Absolute Momentum Indicator
The Absolute Momentum Indicator displays the rolling 12-month performance (measured over 250 trading days) and plots it against a horizontal line representing 0%. If the indicator crosses above this line, it signifies positive absolute momentum, and conversely, crossing below indicates negative momentum. An additional, optional look-back period input field can be accessed through the settings.
Hint: This indicator is a simplified version, as some academic approaches measure absolute momentum by subtracting risk-free rates from the 12-month performance. However, even with higher rates, the values will still remain close to the 0% line.
Benefits of Absolute Momentum
Absolute momentum, which should not be confused with relative momentum or the momentum indicator, serves as a timing instrument for both individual assets and entire markets.
Gary Antonacci, a key contributor to the absolute momentum strategy (find study below), emphasizes its effectiveness in multi-asset portfolios and its importance in long-only investing. This is particularly evident in a) reducing downside volatility and b) mitigating behavioral biases.
Moskowitz, Ooi, and Pedersen document significant 'time series momentum' across various asset classes, including equity index, currency, commodity, and bond futures, in 58 liquid instruments (find study below). There's a notable persistence in returns ranging from one to 12 months, which tends to partially reverse over longer periods. This pattern aligns with sentiment theories suggesting initial under-reaction followed by delayed over-reaction.
Despite its surprising ease of implementation, the academic community has successfully measured the effects of absolute momentum across decades and in every major asset class, including stocks, bonds, commodities, and foreign exchange (FX).
Strategies for Implementing Absolute Momentum:
To Buy a Stock:
- Select a Look-Back Period: Choose a historical period to analyze the stock's performance. A common period is 12 months, but this can vary based on your investment strategy.
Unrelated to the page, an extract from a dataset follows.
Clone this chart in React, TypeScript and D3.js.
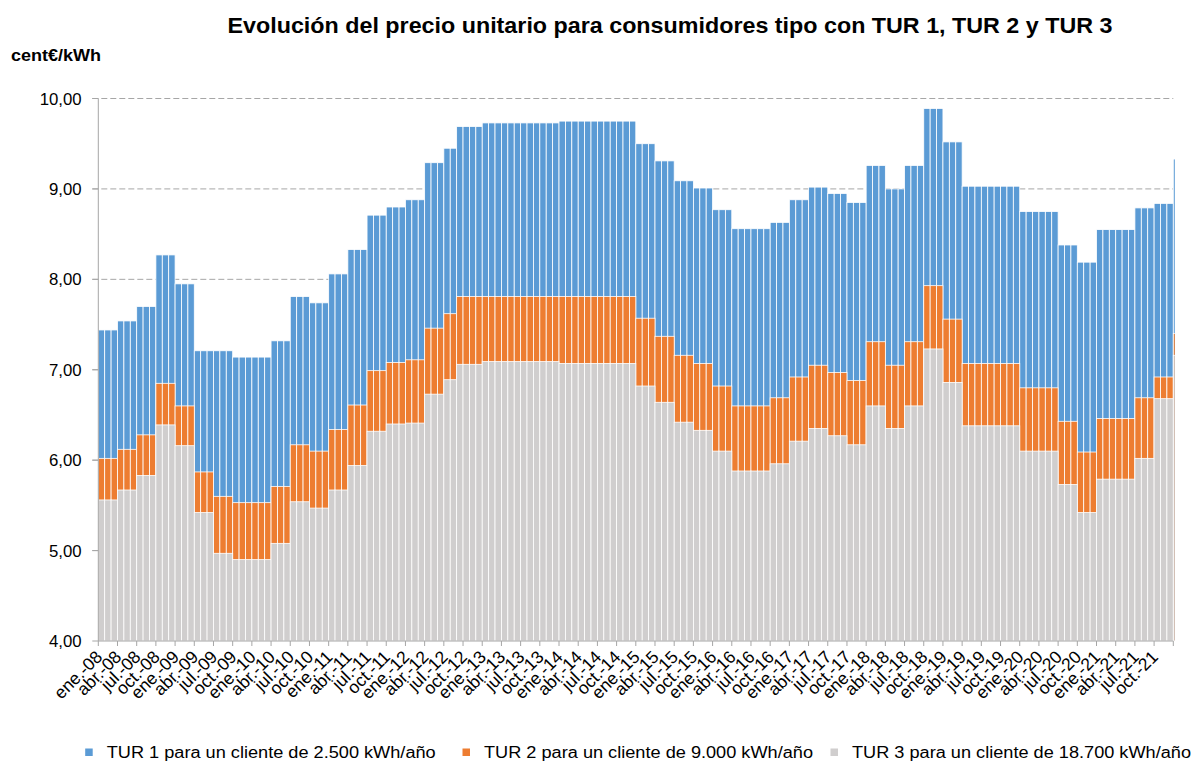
import React from 'react';
import * as d3 from 'd3';

const monthNames = ['ene.', 'feb.', 'mar.', 'abr.', 'may.', 'jun.', 'jul.', 'ago.', 'sep.', 'oct.', 'nov.', 'dic.'];
const years = ['08', '09', '10', '11', '12', '13', '14', '15', '16', '17', '18', '19', '20', '21', '22'];
const months: string[] = years.flatMap((y) => monthNames.map((m) => `${m}-${y}`)).slice(0, 169);

// TUR 1 – 2.500 kWh/año (cent€/kWh), monthly
const tur1 = [
  7.44, 7.44, 7.44, 7.54, 7.54, 7.54, 7.70, 7.70, 7.70, 8.27, 8.27, 8.27,
  7.95, 7.95, 7.95, 7.21, 7.21, 7.21, 7.21, 7.21, 7.21, 7.14, 7.14, 7.14,
  7.14, 7.14, 7.14, 7.32, 7.32, 7.32, 7.81, 7.81, 7.81, 7.74, 7.74, 7.74,
  8.06, 8.06, 8.06, 8.33, 8.33, 8.33, 8.71, 8.71, 8.71, 8.80, 8.80, 8.80,
  8.88, 8.88, 8.88, 9.29, 9.29, 9.29, 9.45, 9.45, 9.69, 9.69, 9.69, 9.69,
  9.73, 9.73, 9.73, 9.73, 9.73, 9.73, 9.73, 9.73, 9.73, 9.73, 9.73, 9.73,
  9.75, 9.75, 9.75, 9.75, 9.75, 9.75, 9.75, 9.75, 9.75, 9.75, 9.75, 9.75,
  9.50, 9.50, 9.50, 9.31, 9.31, 9.31, 9.09, 9.09, 9.09, 9.01, 9.01, 9.01,
  8.77, 8.77, 8.77, 8.56, 8.56, 8.56, 8.56, 8.56, 8.56, 8.63, 8.63, 8.63,
  8.88, 8.88, 8.88, 9.02, 9.02, 9.02, 8.95, 8.95, 8.95, 8.85, 8.85, 8.85,
  9.26, 9.26, 9.26, 9.00, 9.00, 9.00, 9.26, 9.26, 9.26, 9.89, 9.89, 9.89,
  9.52, 9.52, 9.52, 9.03, 9.03, 9.03, 9.03, 9.03, 9.03, 9.03, 9.03, 9.03,
  8.75, 8.75, 8.75, 8.75, 8.75, 8.75, 8.38, 8.38, 8.38, 8.19, 8.19, 8.19,
  8.55, 8.55, 8.55, 8.55, 8.55, 8.55, 8.79, 8.79, 8.79, 8.84, 8.84, 8.84,
  9.33,
];

// TUR 2 – 9.000 kWh/año
const tur2 = [
  6.02, 6.02, 6.02, 6.12, 6.12, 6.12, 6.28, 6.28, 6.28, 6.85, 6.85, 6.85,
  6.60, 6.60, 6.60, 5.87, 5.87, 5.87, 5.60, 5.60, 5.60, 5.53, 5.53, 5.53,
  5.53, 5.53, 5.53, 5.71, 5.71, 5.71, 6.17, 6.17, 6.17, 6.10, 6.10, 6.10,
  6.34, 6.34, 6.34, 6.61, 6.61, 6.61, 6.99, 6.99, 6.99, 7.08, 7.08, 7.08,
  7.11, 7.11, 7.11, 7.46, 7.46, 7.46, 7.62, 7.62, 7.81, 7.81, 7.81, 7.81,
  7.81, 7.81, 7.81, 7.81, 7.81, 7.81, 7.81, 7.81, 7.81, 7.81, 7.81, 7.81,
  7.81, 7.81, 7.81, 7.81, 7.81, 7.81, 7.81, 7.81, 7.81, 7.81, 7.81, 7.81,
  7.57, 7.57, 7.57, 7.37, 7.37, 7.37, 7.16, 7.16, 7.16, 7.07, 7.07, 7.07,
  6.82, 6.82, 6.82, 6.60, 6.60, 6.60, 6.60, 6.60, 6.60, 6.69, 6.69, 6.69,
  6.92, 6.92, 6.92, 7.05, 7.05, 7.05, 6.97, 6.97, 6.97, 6.88, 6.88, 6.88,
  7.31, 7.31, 7.31, 7.05, 7.05, 7.05, 7.31, 7.31, 7.31, 7.93, 7.93, 7.93,
  7.56, 7.56, 7.56, 7.07, 7.07, 7.07, 7.07, 7.07, 7.07, 7.07, 7.07, 7.07,
  6.80, 6.80, 6.80, 6.80, 6.80, 6.80, 6.43, 6.43, 6.43, 6.09, 6.09, 6.09,
  6.46, 6.46, 6.46, 6.46, 6.46, 6.46, 6.69, 6.69, 6.69, 6.92, 6.92, 6.92,
  7.40,
];

// TUR 3 – 18.700 kWh/año
const tur3 = [
  5.56, 5.56, 5.56, 5.67, 5.67, 5.67, 5.83, 5.83, 5.83, 6.39, 6.39, 6.39,
  6.16, 6.16, 6.16, 5.42, 5.42, 5.42, 4.97, 4.97, 4.97, 4.90, 4.90, 4.90,
  4.90, 4.90, 4.90, 5.08, 5.08, 5.08, 5.54, 5.54, 5.54, 5.47, 5.47, 5.47,
  5.67, 5.67, 5.67, 5.94, 5.94, 5.94, 6.32, 6.32, 6.32, 6.40, 6.40, 6.40,
  6.41, 6.41, 6.41, 6.73, 6.73, 6.73, 6.89, 6.89, 7.06, 7.06, 7.06, 7.06,
  7.09, 7.09, 7.09, 7.09, 7.09, 7.09, 7.09, 7.09, 7.09, 7.09, 7.09, 7.09,
  7.07, 7.07, 7.07, 7.07, 7.07, 7.07, 7.07, 7.07, 7.07, 7.07, 7.07, 7.07,
  6.82, 6.82, 6.82, 6.64, 6.64, 6.64, 6.42, 6.42, 6.42, 6.33, 6.33, 6.33,
  6.10, 6.10, 6.10, 5.88, 5.88, 5.88, 5.88, 5.88, 5.88, 5.96, 5.96, 5.96,
  6.21, 6.21, 6.21, 6.35, 6.35, 6.35, 6.27, 6.27, 6.27, 6.17, 6.17, 6.17,
  6.60, 6.60, 6.60, 6.35, 6.35, 6.35, 6.60, 6.60, 6.60, 7.23, 7.23, 7.23,
  6.86, 6.86, 6.86, 6.38, 6.38, 6.38, 6.38, 6.38, 6.38, 6.38, 6.38, 6.38,
  6.10, 6.10, 6.10, 6.10, 6.10, 6.10, 5.73, 5.73, 5.73, 5.42, 5.42, 5.42,
  5.79, 5.79, 5.79, 5.79, 5.79, 5.79, 6.02, 6.02, 6.02, 6.68, 6.68, 6.68,
  7.16,
];

const yTicks = [4, 5, 6, 7, 8, 9, 10];
const seriesNames = [
  'TUR 1 para un cliente de 2.500 kWh/año',
  'TUR 2 para un cliente de 9.000 kWh/año',
  'TUR 3 para un cliente de 18.700 kWh/año',
];
const seriesColors = ['#5B9BD5', '#ED7D31', '#D0CECE'];
const title = 'Evolución del precio unitario para consumidores tipo con TUR 1, TUR 2 y TUR 3';
const unitLabel = 'cent€/kWh';

const W = 1195;
const H = 762;
const left = 98.3;
const right = 1173.3;
const top = 98.5;
const bottom = 641;
const shownMonths = 168;
const FONT = '"Liberation Sans", Arial, sans-serif';

export default function App() {
  const step = (right - left) / shownMonths;
  const x = d3
    .scaleBand<string>()
    .domain(months)
    .range([left, left + step * months.length])
    .padding(0);
  const y = d3.scaleLinear().domain([4, 10]).range([bottom, top]);
  const fmt = (v: number) => d3.format('.2f')(v).replace('.', ',');

  const series = [tur1, tur2, tur3];
  const tickIdx = d3.range(0, shownMonths + 1, 3);
  const labelIdx = d3.range(0, shownMonths, 3);

  const legendX = [106.7, 484, 852];
  const legendLen = [329, 329, 339];

  return (
    <svg
      width={W}
      height={H}
      style={{ position: 'absolute', left: 0, top: 0, fontFamily: FONT }}
    >
      <defs>
        <clipPath id="plotClip">
          <rect x={left} y={0} width={right - left + 1.5} height={bottom} />
        </clipPath>
      </defs>
      <rect width={W} height={H} fill="#fff" />
      <text
        x={227.5}
        y={33.3}
        fontWeight="bold"
        fontSize={21.5}
        fill="#000"
        textLength={885}
        lengthAdjust="spacingAndGlyphs"
      >
        {title}
      </text>
      <text
        x={11}
        y={61}
        fontWeight="bold"
        fontSize={16.5}
        fill="#000"
        textLength={90}
        lengthAdjust="spacingAndGlyphs"
      >
        {unitLabel}
      </text>

      {/* gridlines */}
      {yTicks.slice(1).map((t) => (
        <line
          key={t}
          x1={left - 6}
          x2={right}
          y1={y(t)}
          y2={y(t)}
          stroke="#A6A6A6"
          strokeWidth={1}
          strokeDasharray="6,3"
        />
      ))}

      {/* bars: TUR1 behind, TUR3 in front */}
      <g clipPath="url(#plotClip)">
        {series.map((vals, s) => (
          <g key={s}>
            {vals.map((v, i) => (
              <rect
                key={i}
                x={x(months[i])}
                y={y(v)}
                width={x.bandwidth()}
                height={bottom - y(v)}
                fill={seriesColors[s]}
                stroke="#fff"
                strokeWidth={0.8}
              />
            ))}
          </g>
        ))}
      </g>

      {/* axes */}
      <line x1={left} x2={left} y1={top} y2={bottom} stroke="#A6A6A6" strokeWidth={1} />
      {yTicks.map((t) => (
        <g key={t}>
          <line x1={left - 6} x2={left} y1={y(t)} y2={y(t)} stroke="#A6A6A6" strokeWidth={1} />
          <text x={81.7} y={y(t)} dy="0.36em" textAnchor="end" fontSize={16.8} fill="#000">
            {fmt(t)}
          </text>
        </g>
      ))}
      <line x1={left} x2={right} y1={bottom} y2={bottom} stroke="#A6A6A6" strokeWidth={1} />
      {tickIdx.map((i) => {
        const xx = left + i * step;
        return <line key={i} x1={xx} x2={xx} y1={bottom} y2={bottom + 5} stroke="#A6A6A6" strokeWidth={1} />;
      })}
      {labelIdx.map((i) => {
        const cx = (x(months[i]) as number) + x.bandwidth() / 2 + 1.8;
        const cy = bottom + 17;
        return (
          <text
            key={i}
            x={cx}
            y={cy}
            textAnchor="end"
            fontSize={17.5}
            fill="#000"
            transform={`rotate(-45 ${cx} ${cy})`}
          >
            {months[i]}
          </text>
        );
      })}

      {/* legend */}
      {seriesNames.map((n, s) => (
        <g key={n}>
          <rect x={legendX[s] - 21.5} y={748.5} width={7.5} height={7.5} fill={seriesColors[s]} />
          <text
            x={legendX[s]}
            y={757.5}
            fontSize={15.8}
            fill="#000"
            textLength={legendLen[s]}
            lengthAdjust="spacingAndGlyphs"
          >
            {n}
          </text>
        </g>
      ))}
    </svg>
  );
}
- Calculate Excess Return: Determine the stock's excess return over this period. You can also assume a risk-free rate of "0" to simplify the process.
- Evaluate Momentum:
- If the excess return is positive, it indicates positive absolute momentum. This suggests the stock is in an upward trend and could be a good buying opportunity.
- If the excess return is negative, it suggests negative momentum, and you might want to delay buying.
- Consider further conditions: Align your decision with broader market trends, economic indicators, or fundamental analysis, for additional context.
To Sell a Stock You Own:
- Regularly Monitor Performance: Use the same look-back period as for buying (e.g., 12 months) to regularly assess the stock's performance.
- Check for Negative Momentum: Calculate the excess return for the look-back period. Again, you can assume a risk-free rate of "0" to simplify the process. If the stock shows negative momentum, it might be time to consider selling.
- Consider further conditions:Align your decision with broader market trends, economic indicators, or fundamental analysis, for additional context.
- Important note: Note: Entering a position (i.e., buying) based on positive absolute momentum doesn't necessarily mean you must sell it if it later exhibits negative absolute momentum. You can initiate a position using positive absolute momentum as an entry indicator and then continue holding it based on other criteria, such as fundamental analysis.
- Reassessment Frequency: Decide how often you will reassess the momentum (monthly, quarterly, etc.).
- Remember, while absolute momentum provides a systematic approach, it's recommendable to consider it as part of a broader investment strategy that includes diversification, risk management, fundamental analysis, etc.